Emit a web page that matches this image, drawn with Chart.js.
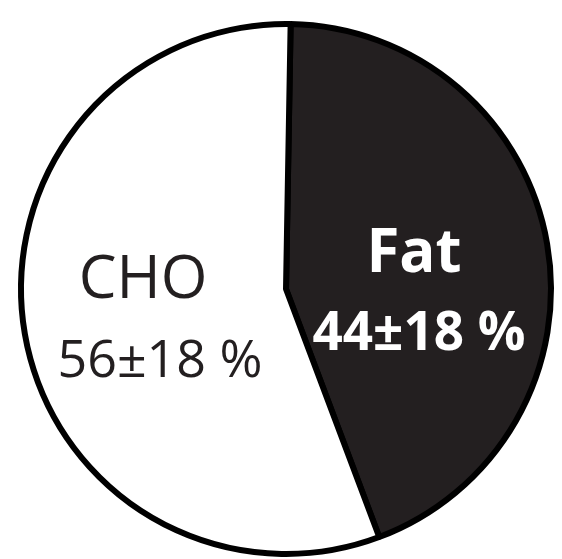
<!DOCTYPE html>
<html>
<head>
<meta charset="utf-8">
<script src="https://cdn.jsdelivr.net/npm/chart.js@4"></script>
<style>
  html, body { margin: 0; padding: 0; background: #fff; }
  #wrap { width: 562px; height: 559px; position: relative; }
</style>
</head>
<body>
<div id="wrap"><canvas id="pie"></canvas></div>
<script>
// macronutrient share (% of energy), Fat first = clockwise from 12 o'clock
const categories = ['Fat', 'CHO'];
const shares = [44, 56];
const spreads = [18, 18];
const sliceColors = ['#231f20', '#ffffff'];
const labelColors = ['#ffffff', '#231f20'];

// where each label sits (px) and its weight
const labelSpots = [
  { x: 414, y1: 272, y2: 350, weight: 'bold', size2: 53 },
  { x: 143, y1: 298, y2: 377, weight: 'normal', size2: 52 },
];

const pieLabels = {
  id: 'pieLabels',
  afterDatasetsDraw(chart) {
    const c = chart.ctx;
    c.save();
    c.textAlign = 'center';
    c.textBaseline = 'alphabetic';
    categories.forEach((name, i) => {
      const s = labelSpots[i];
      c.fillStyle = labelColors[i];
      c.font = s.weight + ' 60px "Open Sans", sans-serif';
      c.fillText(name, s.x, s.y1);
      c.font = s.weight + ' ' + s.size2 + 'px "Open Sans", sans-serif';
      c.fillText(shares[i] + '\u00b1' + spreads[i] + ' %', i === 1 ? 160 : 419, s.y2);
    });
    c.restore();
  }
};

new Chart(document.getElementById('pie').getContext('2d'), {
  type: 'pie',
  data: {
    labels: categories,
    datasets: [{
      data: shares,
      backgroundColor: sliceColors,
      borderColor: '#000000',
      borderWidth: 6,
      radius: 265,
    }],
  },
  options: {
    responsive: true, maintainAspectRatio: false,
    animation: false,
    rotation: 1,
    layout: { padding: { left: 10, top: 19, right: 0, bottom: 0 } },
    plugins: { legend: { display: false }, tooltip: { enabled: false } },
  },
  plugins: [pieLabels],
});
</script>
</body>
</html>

-=-=-

What is expected:
Take the data above and repeat it exactly, leaving each picture out.

Exercise output:
Emit a web page that matches this image, drawn with Chart.js.
<!DOCTYPE html>
<html>
<head>
<meta charset="utf-8">
<script src="https://cdn.jsdelivr.net/npm/chart.js@4"></script>
<style>
  html, body { margin: 0; padding: 0; background: #fff; }
  #wrap { width: 562px; height: 559px; position: relative; }
</style>
</head>
<body>
<div id="wrap"><canvas id="pie"></canvas></div>
<script>
// macronutrient share (% of energy), Fat first = clockwise from 12 o'clock
const categories = ['Fat', 'CHO'];
const shares = [44, 56];
const spreads = [18, 18];
const sliceColors = ['#231f20', '#ffffff'];
const labelColors = ['#ffffff', '#231f20'];

// where each label sits (px) and its weight
const labelSpots = [
  { x: 414, y1: 272, y2: 350, weight: 'bold', size2: 53 },
  { x: 143, y1: 298, y2: 377, weight: 'normal', size2: 52 },
];

const pieLabels = {
  id: 'pieLabels',
  afterDatasetsDraw(chart) {
    const c = chart.ctx;
    c.save();
    c.textAlign = 'center';
    c.textBaseline = 'alphabetic';
    categories.forEach((name, i) => {
      const s = labelSpots[i];
      c.fillStyle = labelColors[i];
      c.font = s.weight + ' 60px "Open Sans", sans-serif';
      c.fillText(name, s.x, s.y1);
      c.font = s.weight + ' ' + s.size2 + 'px "Open Sans", sans-serif';
      c.fillText(shares[i] + '\u00b1' + spreads[i] + ' %', i === 1 ? 160 : 419, s.y2);
    });
    c.restore();
  }
};

new Chart(document.getElementById('pie').getContext('2d'), {
  type: 'pie',
  data: {
    labels: categories,
    datasets: [{
      data: shares,
      backgroundColor: sliceColors,
      borderColor: '#000000',
      borderWidth: 6,
      radius: 265,
    }],
  },
  options: {
    responsive: true, maintainAspectRatio: false,
    animation: false,
    rotation: 1,
    layout: { padding: { left: 10, top: 19, right: 0, bottom: 0 } },
    plugins: { legend: { display: false }, tooltip: { enabled: false } },
  },
  plugins: [pieLabels],
});
</script>
</body>
</html>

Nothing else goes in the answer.